Class of 2013 Sets Enrollment Records

Class of 2013 Sets Enrollment Records

The applause tunnel is a longstanding tradition at GC's opening convocation, and a most embarassing experience for all first years.  Photo by Emily Miller

The applause tunnel is a longstanding tradition at GC's opening convocation, and a most embarassing experience for all first years. Photo by Emily Miller

This year’s freshmen class is the largest Goshen College has seen since the 239-person influx of 1982, with 238 first year students in addition to 10 new international students and 54 transfer students. This is a 39% increase from last year’s incoming class.

Nursing is the most common major in this year’s freshmen class, declared by no less than 49 students. Biology is the second most popular major, followed by education and then undecided majors.

Geographically, more first year students come from Indiana than anywhere else, making up 48% of the first year class. Pennsylvania has the second largest pool of students, making up about 10% of the freshman class.

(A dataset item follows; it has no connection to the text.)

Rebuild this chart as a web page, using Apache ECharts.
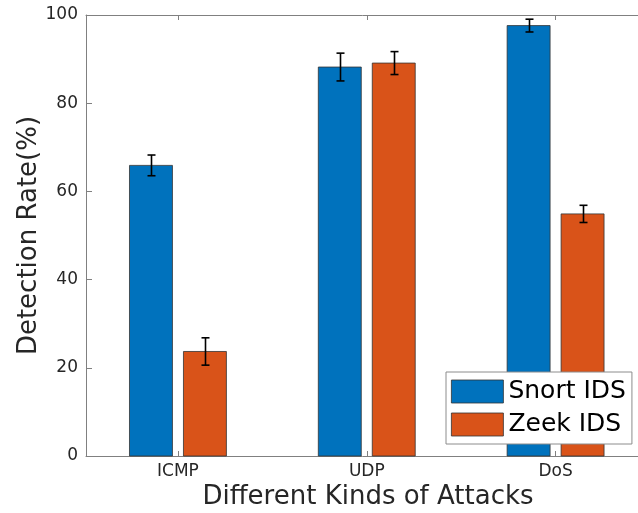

Ohio, Illinois, Michigan and Iowa are also top recruitment states.

This dramatic enrollment increase could be due to a number of factors. Vice President for Enrollment Management Lynn Jackson said having a full enrollment staff this year has made a difference. Also, because of economic stress, GC gave out more need-based grants this year. New marketing strategies were implemented as well, with TV ads broadcasted regionally during this year’s Super Bowl.

“We’ve done a lot more email and print [material] to high school sophomores and juniors,” said Jackson. “This group of students has heard from us for a while.”

According to Jackson, the athletic coaches have contributed to admissions by working hard to completely fill their rosters this year.

“It’s a collaborative effort,” said Jackson.

Last year the priority application deadline was moved up to December 15, identifying students earlier. Jackson said that because of this, the admissions team was able to target these students for a longer period of time.

The registrar reports a current student population of 974 undergraduates alone and 1,017 including students in graduate programs.